▶ **Exercise requirements**
Take each line containing "chart" and report it exactly as written.

▶ **Source excerpt**

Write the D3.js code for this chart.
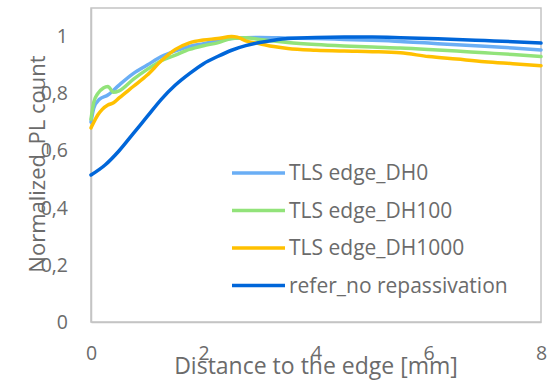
<!DOCTYPE html>
<html>
<head>
<meta charset="utf-8">
<script src="https://cdn.jsdelivr.net/npm/d3@7"></script>
<style>
  body { margin: 0; background: #fff; }
  text { font-family: "Open Sans", Lato, sans-serif; fill: #6b6b6b; }
</style>
</head>
<body>
<div id="chart"></div>
<script>
// series: [distance mm, normalized count]
const dh0 = [[0,0.70],[0.05,0.75],[0.15,0.78],[0.3,0.795],[0.5,0.83],[0.75,0.87],[1.0,0.90],[1.25,0.93],[1.5,0.95],[1.75,0.965],[2,0.975],[2.25,0.985],[2.5,0.993],[2.75,0.996],[3,0.997],[3.5,0.995],[4,0.993],[4.5,0.99],[5,0.987],[5.5,0.983],[6,0.977],[6.5,0.971],[7,0.966],[7.5,0.96],[8,0.953]];
const dh100 = [[0,0.71],[0.05,0.77],[0.12,0.80],[0.22,0.82],[0.3,0.825],[0.4,0.805],[0.5,0.81],[0.75,0.85],[1.0,0.885],[1.25,0.915],[1.5,0.935],[1.75,0.955],[2,0.968],[2.25,0.978],[2.5,0.993],[2.75,0.996],[3,0.99],[3.25,0.984],[3.5,0.979],[4,0.972],[4.5,0.967],[5,0.963],[5.5,0.96],[6,0.955],[6.5,0.949],[7,0.943],[7.5,0.937],[8,0.93]];
const dh1000 = [[0,0.68],[0.05,0.70],[0.12,0.725],[0.2,0.745],[0.3,0.76],[0.4,0.768],[0.5,0.785],[0.75,0.825],[1.0,0.865],[1.25,0.915],[1.5,0.955],[1.75,0.978],[2,0.988],[2.25,0.993],[2.5,1.0],[2.6,0.998],[2.75,0.985],[3,0.975],[3.25,0.965],[3.5,0.958],[4,0.952],[4.5,0.949],[5,0.947],[5.5,0.943],[6,0.93],[6.5,0.921],[7,0.912],[7.5,0.905],[8,0.898]];
const refer = [[0,0.515],[0.25,0.55],[0.5,0.60],[0.75,0.66],[1.0,0.72],[1.25,0.78],[1.5,0.83],[1.75,0.87],[2,0.905],[2.25,0.93],[2.5,0.952],[2.75,0.968],[3,0.979],[3.25,0.987],[3.5,0.993],[4,0.997],[4.5,0.998],[5,0.998],[5.5,0.996],[6,0.993],[6.5,0.99],[7,0.986],[7.5,0.982],[8,0.977]];

const seriesNames = ["TLS edge_DH0", "TLS edge_DH100", "TLS edge_DH1000", "refer_no repassivation"];
const seriesData = [dh0, dh100, dh1000, refer];
const colors = ["#6aaef5", "#92e37a", "#ffc000", "#0066d9"];

const xTicks = [0, 2, 4, 6, 8];
const yTicks = [0, 0.2, 0.4, 0.6, 0.8, 1];

const W = 557, H = 385;
const margin = { top: 8, right: 16, bottom: 63, left: 91 };
const width = W - margin.left - margin.right;
const height = H - margin.top - margin.bottom;

const svg = d3.select("#chart").append("svg")
  .attr("width", W)
  .attr("height", H);

const g = svg.append("g")
  .attr("transform", "translate(" + margin.left + "," + margin.top + ")");

const x = d3.scaleLinear().domain([0, 8]).range([0, width]);
const y = d3.scaleLinear().domain([0, 1.1]).range([height, 0]);

// plot area border
g.append("rect")
  .attr("x", 0).attr("y", 0)
  .attr("width", width).attr("height", height)
  .attr("fill", "none")
  .attr("stroke", "#c4c4c4")
  .attr("stroke-width", 1.5);

// x axis
const xAxis = g.append("g")
  .attr("transform", "translate(0," + height + ")")
  .call(d3.axisBottom(x).tickValues(xTicks).tickSize(0).tickPadding(24));
xAxis.select(".domain").attr("stroke", "#c4c4c4").attr("stroke-width", 1.5);
xAxis.selectAll("text").style("font-size", "19.5px").attr("fill", "#6b6b6b");

// y axis
const fmt = d => String(d).replace(".", ",");
const yAxis = g.append("g")
  .call(d3.axisLeft(y).tickValues(yTicks).tickFormat(fmt).tickSize(0).tickPadding(23));
yAxis.select(".domain").attr("stroke", "#c4c4c4").attr("stroke-width", 1.5);
yAxis.selectAll("text").style("font-size", "19.5px").attr("fill", "#6b6b6b");

// lines
const line = d3.line()
  .x(d => x(d[0]))
  .y(d => y(d[1]))
  .curve(d3.curveMonotoneX);

seriesData.forEach((s, i) => {
  g.append("path")
    .datum(s)
    .attr("fill", "none")
    .attr("stroke", colors[i])
    .attr("stroke-width", 3.5)
    .attr("stroke-linejoin", "round")
    .attr("stroke-linecap", "round")
    .attr("d", line);
});

// legend
const legend = svg.append("g").attr("transform", "translate(232,173)");
seriesNames.forEach((name, i) => {
  const row = legend.append("g").attr("transform", "translate(0," + (i * 37.5) + ")");
  row.append("line")
    .attr("x1", 0).attr("x2", 53)
    .attr("y1", 0).attr("y2", 0)
    .attr("stroke", colors[i])
    .attr("stroke-width", 3.5);
  row.append("text")
    .attr("x", 57).attr("y", 0)
    .attr("dy", "0.35em")
    .style("font-size", "21px")
    .text(name);
});

// axis titles
svg.append("text")
  .attr("x", 316)
  .attr("y", 374)
  .attr("text-anchor", "middle")
  .style("font-size", "23px")
  .text("Distance to the edge [mm]");

svg.append("text")
  .attr("transform", "translate(45,164) rotate(-90)")
  .attr("text-anchor", "middle")
  .style("font-size", "22px")
  .text("Normalized_PL count");
</script>
</body>
</html>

▶ **Correct result**
Write the D3.js code for this chart.
<div id="chart"></div>
const svg = d3.select("#chart").append("svg")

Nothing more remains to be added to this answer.